Tuesday, November 22, 2011

I Dig Music

The saga continues.

            Right at the end of the 1970-71 basketball season, I got the chance to attend my second ever concert. I can’t remember why I got so excited, but when I learned that Savoy Brown had booked a stop in Knoxville, I couldn’t wait to see the concert. The strange part is that I didn’t know anything about the music of SB, and was basing my excitement on a review of the band’s newest album and singer. There were to be two other bands, The Grease Band, who had been Joe Cocker’s band at Woodstock, and Faces (formally The Small Faces), who I had not heard anything from since Itchycoo Park in 1968, on the bill.
            I had scraped up enough money to buy tickets for Billy D, who would be doing the driving, my cousin, who was supposed to be BD’s date, a girl named Ruby, who was supposed to be my date but allegedly came down with some ailment and didn’t make it, and me. We went out to my cousin’s and ate with my aunt and uncle. My cousin allowed us to listen to her copy of Jimi Hendrix’s Monterey Pop album. We also listened to the Otis Redding side of the same disc. We left about an hour and a half before concert time.
            I bought three first balcony tickets at $3.50 a pop, and we waited outside The Knoxville Civic Auditorium until the doors opened. The crowd milling around near us was certainly groovier looking than the bunch I’d seen at my first concert the previous summer, but by the time we had found our seats I could see that the auditorium less than half full. I hoped like hell that the small size of the crowd wasn’t because the bands were going to be shitty. I read the rock press a lot and I didn’t know much about the bands and I figured no one else did either. I kept an open mind.

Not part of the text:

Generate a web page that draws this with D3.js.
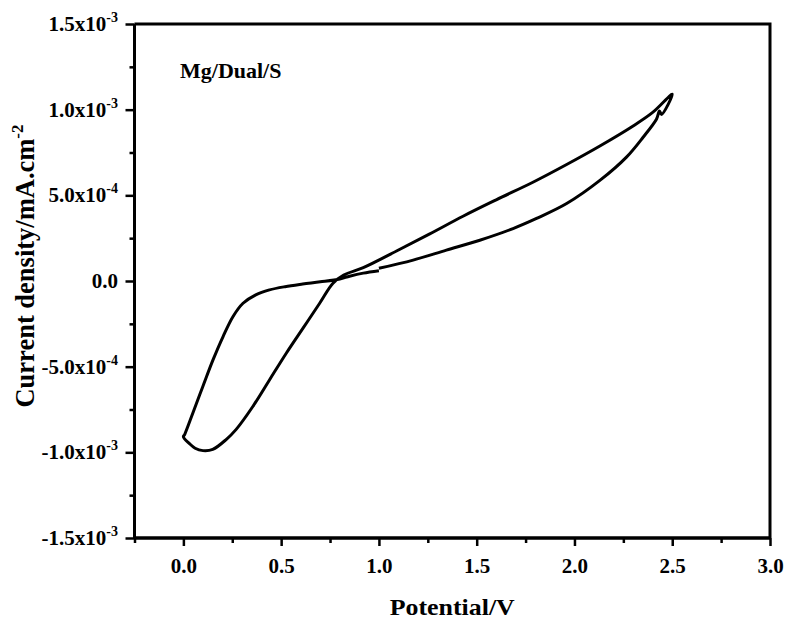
<!DOCTYPE html>
<html>
<head>
<meta charset="utf-8">
<script src="https://cdn.jsdelivr.net/npm/d3@7"></script>
<style>
  html, body { margin: 0; padding: 0; background: #fff; }
  svg { display: block; }
  text { font-family: "Liberation Serif", "Times New Roman", serif; font-weight: bold; fill: #000; }
</style>
</head>
<body>
<svg id="chart" width="787" height="620"></svg>
<script>
// Potential (V) along the closed CV loop
const potential = [
  1.00, 0.92, 0.85, 0.80, 0.70, 0.61, 0.52, 0.44, 0.37, 0.305, 0.254, 0.203, 0.152, 0.10, 0.049, 0.007, 0.0,
  0.03, 0.06, 0.10, 0.15, 0.22, 0.27, 0.356, 0.441, 0.527, 0.612, 0.697, 0.765, 0.82, 0.92,
  1.09, 1.26, 1.43, 1.60, 1.79, 1.96, 2.13, 2.30, 2.40, 2.50,
  2.445, 2.435, 2.42, 2.351, 2.266, 2.13, 1.96, 1.806, 1.686, 1.516, 1.345, 1.175, 1.00
];
// Current density (x10^-3 mA.cm^-2)
const current = [
  0.060, 0.046, 0.028, 0.012, -0.005, -0.018, -0.033, -0.052, -0.081, -0.13, -0.207, -0.324, -0.459, -0.614, -0.769, -0.895, -0.91,
  -0.948, -0.976, -0.99, -0.983, -0.924, -0.866, -0.731, -0.576, -0.42, -0.275, -0.13, -0.013, 0.035, 0.078,
  0.175, 0.275, 0.378, 0.474, 0.578, 0.68, 0.788, 0.905, 0.984, 1.09,
  0.972, 0.992, 0.946, 0.839, 0.723, 0.587, 0.452, 0.365, 0.306, 0.238, 0.18, 0.122, 0.074
];
const xTicks = [0.0, 0.5, 1.0, 1.5, 2.0, 2.5, 3.0];
const xTickLabels = ["0.0", "0.5", "1.0", "1.5", "2.0", "2.5", "3.0"];
const xMinorTicks = [-0.25, 0.25, 0.75, 1.25, 1.75, 2.25, 2.75];
const yTicks = [-1.5, -1.0, -0.5, 0.0, 0.5, 1.0, 1.5];
const yTickMantissa = ["-1.5", "-1.0", "-5.0", "0.0", "5.0", "1.0", "1.5"];
const yTickExponent = ["-3", "-3", "-4", "", "-4", "-3", "-3"];
const yMinorTicks = [-1.25, -0.75, -0.25, 0.25, 0.75, 1.25];
const annotation = "Mg/Dual/S";
const xTitle = "Potential/V";
const yTitle = "Current density/mA.cm";
const yTitleSup = "-2";

(function () {
const svg = d3.select("#chart");
const mLeft = 134.5, mRight = 770, mTop = 24, mBottom = 538;

const x = d3.scaleLinear().domain([-0.25, 3.0]).range([mLeft, mRight]);
const y = d3.scaleLinear().domain([-1.5, 1.5]).range([mBottom, mTop]);

// frame (top and right)
svg.append("path")
  .attr("d", `M${mLeft},${mTop}H${mRight}V${mBottom}`)
  .attr("fill", "none").attr("stroke", "#000").attr("stroke-width", 3);

// bottom axis
const gx = svg.append("g").attr("transform", `translate(0,${mBottom})`);
gx.call(d3.axisBottom(x).tickValues(xTicks).tickSize(8).tickFormat((d, i) => xTickLabels[i]));
gx.append("g").call(d3.axisBottom(x).tickValues(xMinorTicks).tickSize(5).tickFormat(""));
gx.selectAll(".domain").attr("stroke", "#000").attr("stroke-width", 3).attr("d", `M${mLeft},0H${mRight}`);
gx.selectAll(".tick line").attr("stroke", "#000").attr("stroke-width", 2.5);
gx.selectAll(".tick text").attr("y", 35).attr("dy", null)
  .style("font-size", "21px").style("font-family", "'Liberation Serif', serif").style("font-weight", "bold");

// left axis
const gy = svg.append("g").attr("transform", `translate(${mLeft},0)`);
gy.call(d3.axisLeft(y).tickValues(yTicks).tickSize(9).tickFormat(""));
gy.append("g").call(d3.axisLeft(y).tickValues(yMinorTicks).tickSize(5).tickFormat(""));
gy.selectAll(".domain").attr("stroke", "#000").attr("stroke-width", 3).attr("d", `M0,${mTop}V${mBottom}`);
gy.selectAll(".tick line").attr("stroke", "#000").attr("stroke-width", 2.5);

// y tick labels with superscripts
const ylab = svg.append("g");
yTicks.forEach((v, i) => {
  const t = ylab.append("text")
    .attr("x", 118).attr("y", y(v) + 7)
    .attr("text-anchor", "end")
    .style("font-size", "21px");
  if (yTickExponent[i]) {
    t.append("tspan").text(yTickMantissa[i] + "x10");
    t.append("tspan").attr("dy", -9).style("font-size", "14px").text(yTickExponent[i]);
  } else {
    t.text(yTickMantissa[i]);
  }
});

// curve
const pts = potential.map((v, i) => [v, current[i]]);
svg.append("path")
  .datum(pts)
  .attr("d", d3.line().x(d => x(d[0])).y(d => y(d[1])).curve(d3.curveCatmullRom.alpha(0.5)))
  .attr("fill", "none").attr("stroke", "#000").attr("stroke-width", 3)
  .attr("stroke-linejoin", "round");

// annotation
svg.append("text").attr("x", 180).attr("y", 78).style("font-size", "22px").text(annotation);

// x title
svg.append("text").attr("x", (mLeft + mRight) / 2).attr("y", 615)
  .attr("text-anchor", "middle").style("font-size", "24px")
  .attr("textLength", 125).attr("lengthAdjust", "spacingAndGlyphs")
  .text(xTitle);

// y title
const yt = svg.append("text")
  .attr("transform", "translate(34,266) rotate(-90)")
  .attr("text-anchor", "middle").style("font-size", "26.5px");
yt.append("tspan").text(yTitle);
yt.append("tspan").attr("dy", -11).style("font-size", "17px").text(yTitleSup);
})();
</script>
</body>
</html>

            Just like my first concert, an unannounced opening act warmed up the crowd. I don’t remember the guy’s name, and hence have no idea of his place in music, but he was in my eyes a fairly average folk singer, and probably a local act. I’m sure I watched him while listening intently, yet no lasting impression marked itself in my brain.

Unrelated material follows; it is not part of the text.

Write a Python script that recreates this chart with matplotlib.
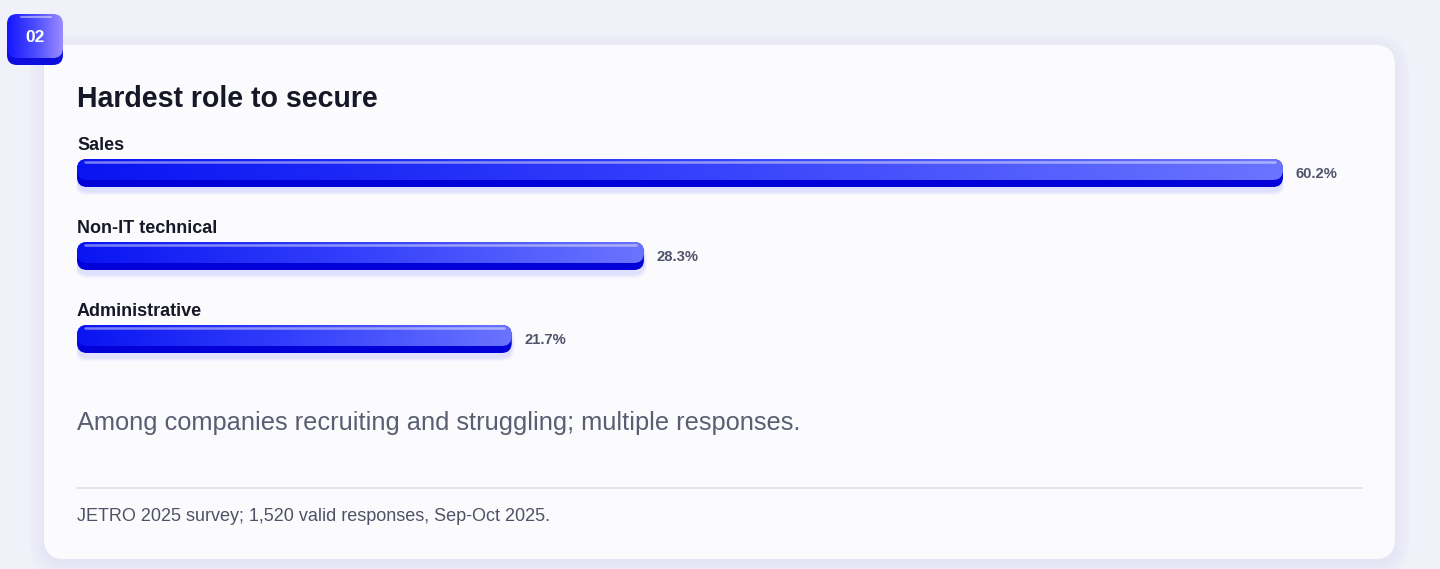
import numpy as np
import matplotlib
matplotlib.use("Agg")
import matplotlib.pyplot as plt
from matplotlib.patches import FancyBboxPatch
from matplotlib.colors import LinearSegmentedColormap

# ---- data ----
categories = ["Sales", "Non-IT technical", "Administrative"]
values = [60.2, 28.3, 21.7]
value_labels = ["60.2%", "28.3%", "21.7%"]
title = "Hardest role to secure"
subtitle = "Among companies recruiting and struggling; multiple responses."
footer = "JETRO 2025 survey; 1,520 valid responses, Sep-Oct 2025."
badge = "02"

W, H = 1440, 569
plt.rcParams['font.family'] = ['Liberation Sans', 'DejaVu Sans']
fig = plt.figure(figsize=(W / 100, H / 100), dpi=100)
fig.patch.set_facecolor("#f1f1fa")

# pixel overlay axes
ax0 = fig.add_axes([0, 0, 1, 1])
ax0.set_xlim(0, W)
ax0.set_ylim(H, 0)
ax0.axis("off")
ax0.set_zorder(0)

# card glow / shadow
for i, a in enumerate([0.05, 0.05, 0.05, 0.06, 0.07]):
    g = 14 - i * 3
    ax0.add_patch(FancyBboxPatch((44 - g, 45 - g + 4), 1351 + 2 * g, 514 + 2 * g,
                                 boxstyle="round,pad=0,rounding_size=%d" % (20 + g),
                                 fc="#c9c8f2", ec="none", alpha=a, zorder=1))
ax0.add_patch(FancyBboxPatch((44, 45), 1351, 514,
                             boxstyle="round,pad=0,rounding_size=20",
                             fc="#fbfbfd", ec="none", zorder=2))

# badge
bx, by, bw, bh = 7, 14, 56, 51
ax0.add_patch(FancyBboxPatch((bx, by + 4), bw, bh - 4,
                             boxstyle="round,pad=0,rounding_size=10",
                             fc="#0d0de0", ec="none", zorder=3))
bpatch = FancyBboxPatch((bx, by), bw, bh - 7,
                        boxstyle="round,pad=0,rounding_size=10",
                        fc="none", ec="none", zorder=4)
ax0.add_patch(bpatch)
bcmap = LinearSegmentedColormap.from_list("b", ["#1515ff", "#4b4cff", "#9b8cff"])
im = ax0.imshow(np.linspace(0, 1, 256)[None, :], cmap=bcmap, aspect="auto",
                extent=(bx, bx + bw, by + bh - 7, by), zorder=4)
im.set_clip_path(bpatch)
ax0.plot([bx + 14, bx + 44], [by + 2.5, by + 2.5], color="white", alpha=0.45, lw=1.5,
         solid_capstyle="round", zorder=5)
ax0.text(bx + bw / 2, by + 23, badge, color="white", fontsize=12.5, fontweight="bold",
         ha="center", va="center", zorder=6)

# texts
t_title = ax0.text(77, 107, title, fontsize=19, fontweight="bold", color="#161827",
                   ha="left", va="baseline", zorder=6)
t_sub = ax0.text(77, 430, subtitle, fontsize=17, color="#5a5e72",
                 ha="left", va="baseline", zorder=6)
t_foot = ax0.text(77, 521, footer, fontsize=12, color="#4f5266",
                  ha="left", va="baseline", zorder=6)
ax0.plot([77, 1362], [488, 488], color="#e2e2e8", lw=1.3, zorder=5)

# ---- bar axes ----
x0_px, x1_px = 77, 1283
c0_px, step_px = 173, 83
ylo, yhi = -0.6, 2.4
top_px = c0_px + ylo * step_px
bot_px = c0_px + yhi * step_px
ax = fig.add_axes([x0_px / W, 1 - bot_px / H, (x1_px - x0_px) / W, (bot_px - top_px) / H])
ax.set_zorder(10)
ax.patch.set_alpha(0)
ax.axis("off")
ax.set_xlim(0, max(values))
ax.set_ylim(yhi, ylo)

xpp = max(values) / (x1_px - x0_px)  # data x per pixel
ypp = 1.0 / step_px                    # data y per pixel
aspect = ypp / xpp
ypos = np.arange(len(categories))
bar_h = 28 * ypp
bars = ax.barh(ypos, values, height=bar_h, color="none", edgecolor="none")

gcmap = LinearSegmentedColormap.from_list("g", ["#0a14f2", "#3440fb", "#6a74ff"])
r = 10 * xpp
t_labels, t_vals = [], []
for i, b in enumerate(bars):
    x, y, w, h = b.get_x(), b.get_y(), b.get_width(), b.get_height()
    # soft shadow
    for k, a in enumerate([0.04, 0.05, 0.06]):
        g = (6 - 2 * k)
        ax.add_patch(FancyBboxPatch((x - g * xpp * 0.5, y + (4 - g * 0.3) * ypp), w + g * xpp, h + g * ypp,
                                    boxstyle="round,pad=0,rounding_size=%f" % (r * 1.3),
                                    mutation_aspect=aspect, fc="#3a46ff", ec="none",
                                    alpha=a, zorder=1))
    # dark base
    ax.add_patch(FancyBboxPatch((x, y), w, h,
                                boxstyle="round,pad=0,rounding_size=%f" % r,
                                mutation_aspect=aspect, fc="#0202d8", ec="none", zorder=2))
    # gradient top face
    top_h = 21 * ypp
    face = FancyBboxPatch((x, y), w, top_h,
                          boxstyle="round,pad=0,rounding_size=%f" % r,
                          mutation_aspect=aspect, fc="none", ec="none", zorder=3)
    ax.add_patch(face)
    gi = ax.imshow(np.linspace(0, 1, 256)[None, :], cmap=gcmap, aspect="auto",
                   extent=(x, x + w, y + top_h, y), zorder=3)
    gi.set_clip_path(face)
    # highlight line
    ax.plot([x + 8 * xpp, x + w - 8 * xpp], [y + 2.5 * ypp, y + 2.5 * ypp],
            color="white", alpha=0.45, lw=1.8, solid_capstyle="round", zorder=4)
    # labels
    t_labels.append(ax.text(0, ypos[i] - 23 * ypp, categories[i], fontsize=12.5,
                            fontweight="bold", color="#161827", ha="left",
                            va="baseline", clip_on=False, zorder=5))
    t_vals.append(ax.text(w + 13 * xpp, ypos[i] + 5 * ypp, value_labels[i], fontsize=10,
                          fontweight="bold", color="#50536a", ha="left",
                          va="baseline", clip_on=False, zorder=5))
ax.set_xlim(0, max(values))
ax.set_ylim(yhi, ylo)

# fit font sizes to measured widths
fig.canvas.draw()
rend = fig.canvas.get_renderer()
def fit(ref, target, group):
    w = ref.get_window_extent(rend).width
    s = ref.get_fontsize() * target / w
    for t in group:
        t.set_fontsize(s)
fit(t_title, 301, [t_title])
fit(t_sub, 724, [t_sub])
fit(t_foot, 473, [t_foot])
fit(t_labels[1], 140, t_labels)
fit(t_vals[0], 42, t_vals)

fig.savefig("out.png", dpi=100, facecolor=fig.get_facecolor())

            Same’s true for The Grease Band. To be perfectly frank, they were terrible. I don’t mean that the members couldn’t play. Everybody had heard the band backing Joe Cocker in Woodstock (one of the highlights of the film), but whatever fire exhibited during the movie was absent in Knoxville. I could see a Hammond organ on stage and was excited about what might come from it, but nothing ever did, save for one song that sounded like Three Dog Night’s Out in the Country.